1) True/False: Models selected by automated variable selection techniques do not need to be validated since they are ‘optimal’ models.

(2) Compute the Akaike Information Criterion (AIC) value for the linear regression model

Y = b0 + b1*X1 + b2*X2 + b3*X3.

The regression model was fitted on a sample of 250 observations and yielded a likelihood value of 0.18.

(a) 9.49

(b) 11.43

(c) 25.52

(d) 15.55

(3) Compute the Bayesian Information Criterion (BIC) value for the linear regression model

Y = b0 + b1*X1 + b2*X2 + b3*X3.

The regression model was fitted on a sample of 250 observations and yielded a likelihood value of 0.18.

(a) 9.49

(b) 11.43

(c) 25.52

(d) 15.55

(4) True/False: Consider a categorical predictor variable that has three levels denoted by 1, 2, and 3. We can include this categorical predictor variable in a regression model using this specification, where X1 is a dummy variable for level 1, X2 is a dummy variable for level 2, and X3 is a dummy variable for level 3.

Y = b0 + b1*X1 + b2*X2 + b3*X3

True

False

(5) True/False: The model Y = b0 + exp(b1*X1) + e can be transformed to a linear model.

True

False

(6) True/False: A variable transformation can be used as a remedial measure for heteroscedasticity.

True

False

(7) When comparing models of different sizes (i.e. a different number of predictor variables), we can use which metrics?

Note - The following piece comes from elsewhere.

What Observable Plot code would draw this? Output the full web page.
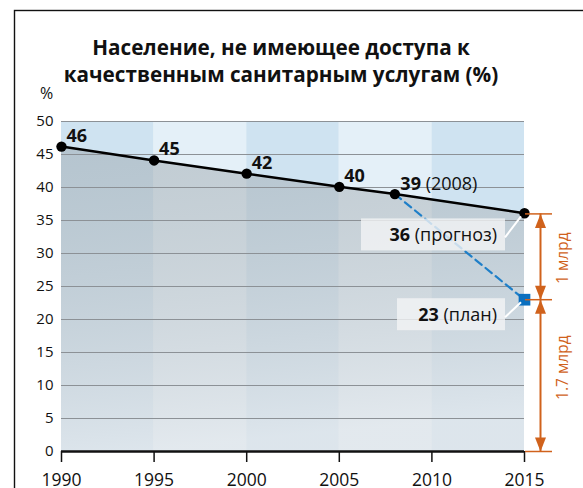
<!DOCTYPE html>
<html><head><meta charset="utf-8">
<script src="https://cdn.jsdelivr.net/npm/d3@7"></script>
<script src="https://cdn.jsdelivr.net/npm/@observablehq/plot@0.6"></script>
<style>body{margin:0;background:#fff}</style>
</head><body><div id="chart"></div>
<script>
// ---- data ----
const years = [1990, 1995, 2000, 2005, 2008, 2015];
const values = [46.2, 44.1, 42.1, 40.1, 39.0, 36.1];
const valueLabels = ["46", "45", "42", "40", "39", ""];
const planYears = [2008, 2015];
const planValues = [39, 23];
const xTicks = [1990, 1995, 2000, 2005, 2010, 2015];
const yTicks = [0, 5, 10, 15, 20, 25, 30, 35, 40, 45, 50];
const gridValues = [5, 10, 15, 20, 25, 30, 35, 40, 45, 50];
const bandStarts = [1990, 1995, 2000, 2005, 2010];
const bandEnds = [1995, 2000, 2005, 2010, 2015];
const bandShade = ["dark", "light", "dark", "light", "dark"];
const titleText = "Население, не имеющее доступа к\nкачественным санитарным услугам (%)";
const unitLabel = "%";
const note2008 = {year: 2008, value: 39, bold: "39", rest: " (2008)"};
const noteForecast = {year: 2015, value: 36, bold: "36", rest: " (прогноз)"};
const notePlan = {year: 2015, value: 23, bold: "23", rest: " (план)"};
const bracketValues = [36, 23, 0];
const arrowUpValues = [36, 23];
const arrowDownValues = [23, 0];
const bracketTexts = ["1 млрд", "1.7 млрд"];
const bracketTextValues = [29.3, 12.7];

const points = years.map((d, i) => ({year: d, value: values[i], label: valueLabels[i]}));
const plan = planYears.map((d, i) => ({year: d, value: planValues[i]}));
const bands = bandStarts.map((d, i) => ({x1: d, x2: bandEnds[i], shade: bandShade[i]}));

const orange = "#d0621c";
const font = "Open Sans, sans-serif";

const upSym = {draw(ctx) { ctx.moveTo(0, 0); ctx.lineTo(-5.5, 14); ctx.lineTo(5.5, 14); ctx.closePath(); }};
const downSym = {draw(ctx) { ctx.moveTo(0, 0); ctx.lineTo(-5.5, -14); ctx.lineTo(5.5, -14); ctx.closePath(); }};

function defsMark() {
  const g = d3.create("svg:g");
  const defs = g.append("defs");
  const lg = defs.append("linearGradient").attr("id", "shade").attr("x1", 0).attr("y1", 0).attr("x2", 0.15).attr("y2", 1);
  lg.append("stop").attr("offset", 0).attr("stop-color", "rgb(150,160,166)").attr("stop-opacity", 0.45);
  lg.append("stop").attr("offset", 1).attr("stop-color", "rgb(226,230,234)").attr("stop-opacity", 0.72);
  g.append("rect").attr("x", 14.5).attr("y", 10.5).attr("width", 620).attr("height", 520)
    .attr("fill", "none").attr("stroke", "#111").attr("stroke-width", 1.4);
  return g.node();
}

function mixedText(g, x, y, n, anchor, size) {
  const t = g.append("text").attr("x", x).attr("y", y).attr("text-anchor", anchor)
    .attr("font-size", size).attr("font-family", font).attr("fill", "#111");
  t.append("tspan").attr("font-weight", "bold").text(n.bold);
  t.append("tspan").text(n.rest);
}

function notesMark(index, scales) {
  const {x, y} = scales;
  const g = d3.create("svg:g");
  mixedText(g, x(note2008.year) + 6, y(note2008.value) - 3.5, note2008, "start", 18);
  const x0 = x(2015);
  [[noteForecast, 144, 21], [notePlan, 108, 15]].forEach(([n, w, off]) => {
    const py = y(n.value);
    const cy = py + off;
    g.append("rect").attr("x", x0 - 19 - w).attr("y", cy - 16).attr("width", w).attr("height", 32)
      .attr("fill", "#f2f4f5").attr("fill-opacity", 0.8);
    g.append("line").attr("x1", x0 - 19).attr("y1", cy + 3).attr("x2", x0 - 3).attr("y2", py + 3)
      .attr("stroke", "#fff").attr("stroke-width", 2);
    mixedText(g, x0 - 27, cy + 7, n, "end", 18);
  });
  return g.node();
}

const chart = Plot.plot({
  width: 583,
  height: 488,
  marginLeft: 61,
  marginRight: 59,
  marginTop: 121,
  marginBottom: 37,
  style: {fontFamily: font, fontSize: "15px", color: "#111", background: "transparent"},
  x: {domain: [1990, 2015], ticks: xTicks, tickFormat: d => String(d), tickSize: 11, tickPadding: 11, label: null},
  y: {domain: [0, 50], ticks: yTicks, tickSize: 0, tickPadding: 8, label: null},
  marks: [
    defsMark,
    Plot.rectY(bands, {x1: "x1", x2: "x2", y1: 0, y2: 50, fill: d => d.shade === "dark" ? "#cfe3f1" : "#e4f0f8"}),
    Plot.areaY(points, {x: "year", y: "value", fill: "url(#shade)"}),
    Plot.ruleY(gridValues, {x1: 1990, x2: 2015, stroke: "#8c9196", strokeWidth: 1}),
    Plot.ruleY([0], {x1: 1990, x2: 2015, stroke: "#111", strokeWidth: 2.5}),
    Plot.line(plan, {x: "year", y: "value", stroke: "#1f7fc8", strokeWidth: 2.2, strokeDasharray: "8,5"}),
    Plot.line(points, {x: "year", y: "value", stroke: "#000", strokeWidth: 2.5}),
    Plot.dot(points, {x: "year", y: "value", r: 5.2, fill: "#000"}),
    Plot.dot([plan[1]], {x: "year", y: "value", symbol: "square", r: 6.6, fill: "#0a6fbf"}),
    Plot.text(points.slice(0, 4), {x: "year", y: "value", text: "label", dx: 5, dy: -5, lineAnchor: "bottom", textAnchor: "start", fontWeight: "bold", fontSize: 18, fill: "#111"}),
    notesMark,
    Plot.ruleY(bracketValues, {y: d => d, x1: 2015, x2: 2015, insetLeft: 1, insetRight: -28, stroke: orange, strokeWidth: 1.5}),
    Plot.ruleX([0], {x: 2015, y1: 0, y2: 36, dx: 16, stroke: orange, strokeWidth: 2}),
    Plot.dot(arrowUpValues, {x: 2015, y: d => d, dx: 16, symbol: upSym, r: 3, fill: orange, stroke: "none"}),
    Plot.dot(arrowDownValues, {x: 2015, y: d => d, dx: 16, symbol: downSym, r: 3, fill: orange, stroke: "none"}),
    Plot.text(bracketTexts, {x: 2015, y: (d, i) => bracketTextValues[i], text: d => d, dx: 39, rotate: -90, fill: orange, fontSize: 15.5}),
    Plot.text([titleText], {frameAnchor: "top", text: d => d, dx: -12, dy: -40, lineAnchor: "bottom", lineHeight: 1.26, fontWeight: "bold", fontSize: 20.7, fill: "#111"}),
    Plot.text([unitLabel], {frameAnchor: "top-left", text: d => d, dx: -15, dy: -23, lineAnchor: "bottom", textAnchor: "middle", fontSize: 16, fill: "#111"})
  ]
});
const sel = d3.select(chart);
sel.selectAll('g[aria-label="x-axis"] text, g[aria-label="x-axis tick label"] text, g[aria-label="x-axis tick label"]').attr("font-size", 17.5).style("font-size", "17.5px");
sel.selectAll('g[aria-label="y-axis"] text, g[aria-label="y-axis tick label"] text, g[aria-label="y-axis tick label"]').attr("font-size", 15).style("font-size", "15px");
sel.selectAll('g[aria-label="x-axis tick"], g[aria-label="x-axis"] line').attr("stroke-width", 1.5);
document.getElementById("chart").appendChild(chart);
</script>
</body></html>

a. R-Squared and Adjusted R-Squared

b. R-Squared and Mallow’s Cp

c. AIC and R-Squared

d. AIC and BIC

(8) True/False: When using Mallow’s Cp for model selection, we should choose the model with the largest Cp value.

True

False

(9) True/False: Consider the case where the response variable Y is constrained to the interval [0,1]. In this case one can fit a linear regression model to Y without any transformation to Y.

True

False

(10) True/False: Consider the case where the response variable Y takes only two values: 0 and 1. A linear regression model can be fit to this data.

True

False

1) False

2) b

3) c

4) T

5) T

6) F

7) D

8) F

9) F

10) F